:: EXERCISE ::
Only the lines from the start of the data through the line containing "left axis (g)" should be written out, exactly as they are, with both ends included and the pictures left out.

:: COLLECTED MATERIAL ::
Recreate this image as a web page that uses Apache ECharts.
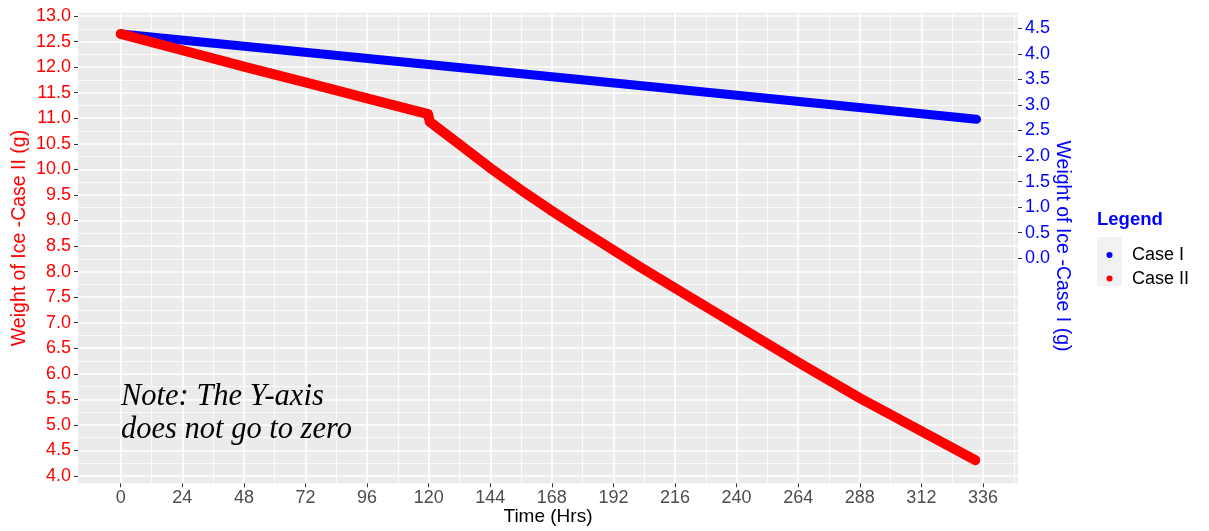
<!DOCTYPE html>
<html>
<head>
<meta charset="utf-8">
<title>Weight of Ice over Time</title>
<script src="https://cdn.jsdelivr.net/npm/echarts@6/dist/echarts.min.js"></script>
<style>
  html, body { margin: 0; padding: 0; background: #ffffff; }
  #chart { width: 1209px; height: 531px; }
</style>
</head>
<body>
<div id="chart"></div>
<script>
// ---- data ----
const caseIHours = [0, 168, 333.5];
const caseIWeight = [4.39, 3.55, 2.72];           // Case I, right axis (g)

const caseIIHours = [0, 24, 48, 72, 96, 119.8, 120.4, 132.2, 143.9, 155.6, 167.3, 179, 202.4, 225.8, 238.8, 264.8, 288.2, 333];
const caseIIWeight = [12.65, 12.33, 12.01, 11.70, 11.39, 11.08, 10.93, 10.48, 10.03, 9.61, 9.21, 8.83, 8.09, 7.38, 6.99, 6.20, 5.52, 4.31]; // Case II, left axis (g)

// ---- tick labels ----
const timeTicks = [0, 24, 48, 72, 96, 120, 144, 168, 192, 216, 240, 264, 288, 312, 336];
const timeMinor = [12, 36, 60, 84, 108, 132, 156, 180, 204, 228, 252, 276, 300, 324, 348];
const leftTicks = [4.0, 4.5, 5.0, 5.5, 6.0, 6.5, 7.0, 7.5, 8.0, 8.5, 9.0, 9.5, 10.0, 10.5, 11.0, 11.5, 12.0, 12.5, 13.0];
const leftMinor = [4.25, 4.75, 5.25, 5.75, 6.25, 6.75, 7.25, 7.75, 8.25, 8.75, 9.25, 9.75, 10.25, 10.75, 11.25, 11.75, 12.25, 12.75];
const rightTicks = [0.0, 0.5, 1.0, 1.5, 2.0, 2.5, 3.0, 3.5, 4.0, 4.5];

// secondary axis is the primary one shifted down by a constant
const AXIS_SHIFT = 8.26;
const X_MIN = -16.65, X_MAX = 349.65;
const Y_MIN = 3.857, Y_MAX = 13.065;

const SANS = "'Liberation Sans', Arial, sans-serif";
const SERIF = "'Liberation Serif', 'Times New Roman', serif";

const chart = echarts.init(document.getElementById('chart'), null, { renderer: 'canvas' });

const pairs = (xs, ys) => xs.map((x, i) => [x, ys[i]]);
const tickStyle = { color: '#333333', width: 1 };

const option = {
  animation: false,
  backgroundColor: '#ffffff',
  grid: {
    left: 78, right: 191, top: 12.7, bottom: 47.7,
    show: true, backgroundColor: '#EBEBEB', borderWidth: 0
  },
  xAxis: [
    {
      type: 'value', min: X_MIN, max: X_MAX, position: 'bottom',
      axisLine: { show: false, onZero: false },
      axisTick: { show: true, customValues: timeTicks, length: 4, lineStyle: tickStyle },
      axisLabel: { customValues: timeTicks, color: '#4D4D4D', fontSize: 18, fontFamily: SANS, margin: 6,
                   formatter: v => String(v) },
      splitLine: { show: true, lineStyle: { color: '#ffffff', width: 1.6 } }
    },
    {
      type: 'value', min: X_MIN, max: X_MAX, position: 'bottom',
      axisLine: { show: false, onZero: false },
      axisTick: { show: false, customValues: timeMinor },
      axisLabel: { show: false, customValues: timeMinor },
      splitLine: { show: true, lineStyle: { color: '#ffffff', width: 0.8 } }
    }
  ],
  yAxis: [
    {
      type: 'value', min: Y_MIN, max: Y_MAX, position: 'left',
      axisLine: { show: false, onZero: false },
      axisTick: { show: true, customValues: leftTicks, length: 4, lineStyle: tickStyle },
      axisLabel: { customValues: leftTicks, color: '#FF0000', fontSize: 18, fontFamily: SANS, margin: 7,
                   formatter: v => v.toFixed(1) },
      splitLine: { show: true, lineStyle: { color: '#ffffff', width: 1.6 } }
    },
    {
      type: 'value', min: Y_MIN, max: Y_MAX, position: 'left',
      axisLine: { show: false, onZero: false },
      axisTick: { show: false, customValues: leftMinor },
      axisLabel: { show: false, customValues: leftMinor },
      splitLine: { show: true, lineStyle: { color: '#ffffff', width: 0.8 } }
    },
    {
      type: 'value', min: Y_MIN - AXIS_SHIFT, max: Y_MAX - AXIS_SHIFT, position: 'right',
      axisLine: { show: false, onZero: false },
      axisTick: { show: true, customValues: rightTicks, length: 4, lineStyle: tickStyle },
      axisLabel: { customValues: rightTicks, color: '#0000FF', fontSize: 18, fontFamily: SANS, margin: 7,
                   formatter: v => v.toFixed(1) },
      splitLine: { show: false }
    }
  ],
  legend: {
    orient: 'vertical',
    left: 1101.5, top: 240,
    icon: 'circle',
    itemWidth: 15, itemHeight: 6, itemGap: 3.6,
    data: ['Case I', 'Case II'],
    textStyle: { color: '#000000', fontSize: 18, fontFamily: SANS, lineHeight: 20, padding: [0, 0, 0, 10] }
  },
  series: [
    {
      name: 'Case I', type: 'line', xAxisIndex: 0, yAxisIndex: 2,
      data: pairs(caseIHours, caseIWeight),
      symbol: 'none', color: '#0000FF',
      lineStyle: { color: '#0000FF', width: 9, cap: 'round', join: 'round' },
      z: 3
    },
    {
      name: 'Case II', type: 'line', xAxisIndex: 0, yAxisIndex: 0,
      data: pairs(caseIIHours, caseIIWeight),
      symbol: 'none', color: '#FF0000',
      lineStyle: { color: '#FF0000', width: 10, cap: 'round', join: 'round' },
      z: 4
    }
  ],
  graphic: [
    { type: 'text', x: 20, y: 238, rotation: Math.PI / 2, z: 100,
      style: { text: 'Weight of Ice -Case II (g)', fill: '#FF0000', font: '19.5px ' + SANS, align: 'center', verticalAlign: 'middle' } },
    { type: 'text', x: 1062, y: 246, rotation: -Math.PI / 2, z: 100,
      style: { text: 'Weight of Ice -Case I (g)', fill: '#0000FF', font: '19.5px ' + SANS, align: 'center', verticalAlign: 'middle' } },
    { type: 'text', x: 548, y: 517, z: 100,
      style: { text: 'Time (Hrs)', fill: '#000000', font: '19px ' + SANS, align: 'center', verticalAlign: 'middle' } },
    { type: 'text', x: 121, y: 396.5, z: 100,
      style: { text: 'Note: The Y-axis', fill: '#000000', font: 'italic 30.5px ' + SERIF, align: 'left', verticalAlign: 'middle' } },
    { type: 'text', x: 121, y: 430, z: 100,
      style: { text: 'does not go to zero', fill: '#000000', font: 'italic 30.5px ' + SERIF, align: 'left', verticalAlign: 'middle' } },
    { type: 'text', x: 1097, y: 220, z: 100,
      style: { text: 'Legend', fill: '#0000FF', font: 'bold 18.5px ' + SANS, align: 'left', verticalAlign: 'middle' } },
    { type: 'rect', shape: { x: 1097, y: 237, width: 25, height: 49 }, style: { fill: '#F2F2F2' }, z: -1 }
  ]
};

chart.setOption(option);
</script>
</body>
</html>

:: OUTPUT OF THE TASK ::
Recreate this image as a web page that uses Apache ECharts.
<!DOCTYPE html>
<html>
<head>
<meta charset="utf-8">
<title>Weight of Ice over Time</title>
<script src="https://cdn.jsdelivr.net/npm/echarts@6/dist/echarts.min.js"></script>
<style>
  html, body { margin: 0; padding: 0; background: #ffffff; }
  #chart { width: 1209px; height: 531px; }
</style>
</head>
<body>
<div id="chart"></div>
<script>
// ---- data ----
const caseIHours = [0, 168, 333.5];
const caseIWeight = [4.39, 3.55, 2.72];           // Case I, right axis (g)

const caseIIHours = [0, 24, 48, 72, 96, 119.8, 120.4, 132.2, 143.9, 155.6, 167.3, 179, 202.4, 225.8, 238.8, 264.8, 288.2, 333];
const caseIIWeight = [12.65, 12.33, 12.01, 11.70, 11.39, 11.08, 10.93, 10.48, 10.03, 9.61, 9.21, 8.83, 8.09, 7.38, 6.99, 6.20, 5.52, 4.31]; // Case II, left axis (g)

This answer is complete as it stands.